Goal
Leave out the pictures and transcribe everything else exactly.

Collected material
-.-.-

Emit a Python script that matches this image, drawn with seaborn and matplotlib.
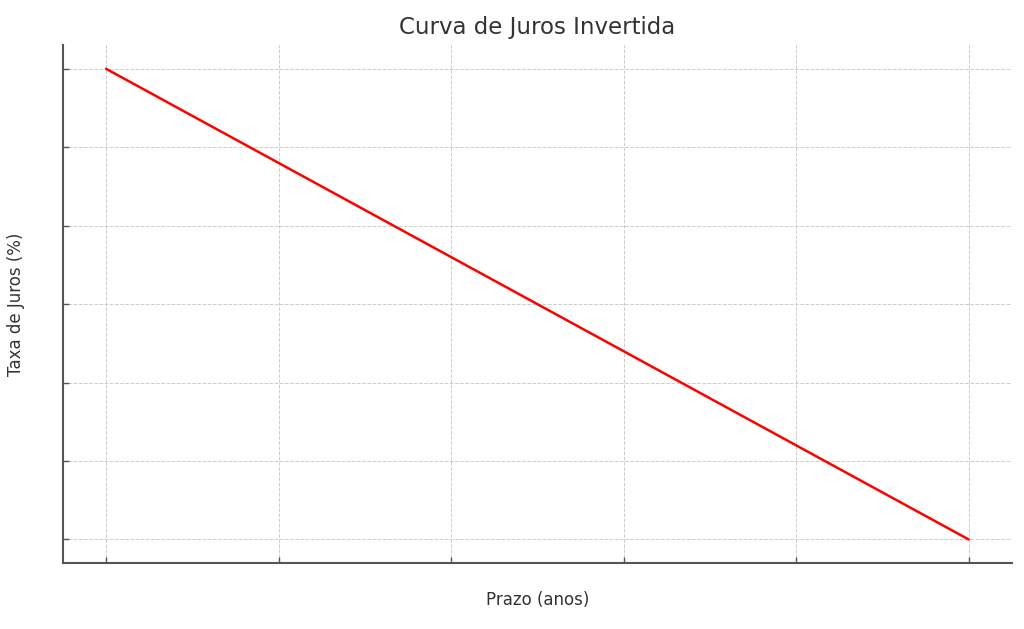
import matplotlib
matplotlib.use("Agg")
import matplotlib.pyplot as plt
import pandas as pd
import seaborn as sns

# prazo (anos) e taxa (%) - curva invertida
prazo = [0, 2, 4, 6, 8, 10]
taxa = [5.0, 4.4, 3.8, 3.2, 2.6, 2.0]

sns.set_style("whitegrid")
plt.rcParams["font.family"] = ["DejaVu Sans"]

df = pd.DataFrame({"prazo": prazo, "taxa": taxa})

fig = plt.figure(figsize=(10.24, 6.29), dpi=100)
ax = fig.add_axes([0.0615, 0.105, 0.9265, 0.823])
sns.lineplot(data=df, x="prazo", y="taxa", color="red", linewidth=1.8, ax=ax)

ax.grid(True, linestyle="--", color="#cccccc", linewidth=0.7)
for side in ["top", "right"]:
    ax.spines[side].set_visible(False)
for side in ["left", "bottom"]:
    ax.spines[side].set_color("#555555")
    ax.spines[side].set_linewidth(1.5)
ax.tick_params(direction="in", length=4, width=1, color="#555555",
               left=True, bottom=True, labelleft=False, labelbottom=False)

ax.set_title("Curva de Juros Invertida", fontsize=16.5, color="#333333", pad=8)
ax.set_xlabel("Prazo (anos)", fontsize=12, color="#333333", labelpad=20.5)
ax.set_ylabel("Taxa de Juros (%)", fontsize=12, color="#333333", labelpad=27)

fig.savefig("out.png", dpi=100)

-.-.-

Exercise response
Emit a Python script that matches this image, drawn with seaborn and matplotlib.
import matplotlib
matplotlib.use("Agg")
import matplotlib.pyplot as plt
import pandas as pd
import seaborn as sns

# prazo (anos) e taxa (%) - curva invertida
prazo = [0, 2, 4, 6, 8, 10]
taxa = [5.0, 4.4, 3.8, 3.2, 2.6, 2.0]

sns.set_style("whitegrid")
plt.rcParams["font.family"] = ["DejaVu Sans"]

df = pd.DataFrame({"prazo": prazo, "taxa": taxa})

fig = plt.figure(figsize=(10.24, 6.29), dpi=100)
ax = fig.add_axes([0.0615, 0.105, 0.9265, 0.823])
sns.lineplot(data=df, x="prazo", y="taxa", color="red", linewidth=1.8, ax=ax)

ax.grid(True, linestyle="--", color="#cccccc", linewidth=0.7)
for side in ["top", "right"]:
    ax.spines[side].set_visible(False)
for side in ["left", "bottom"]:
    ax.spines[side].set_color("#555555")
    ax.spines[side].set_linewidth(1.5)
ax.tick_params(direction="in", length=4, width=1, color="#555555",
               left=True, bottom=True, labelleft=False, labelbottom=False)

ax.set_title("Curva de Juros Invertida", fontsize=16.5, color="#333333", pad=8)
ax.set_xlabel("Prazo (anos)", fontsize=12, color="#333333", labelpad=20.5)
ax.set_ylabel("Taxa de Juros (%)", fontsize=12, color="#333333", labelpad=27)

fig.savefig("out.png", dpi=100)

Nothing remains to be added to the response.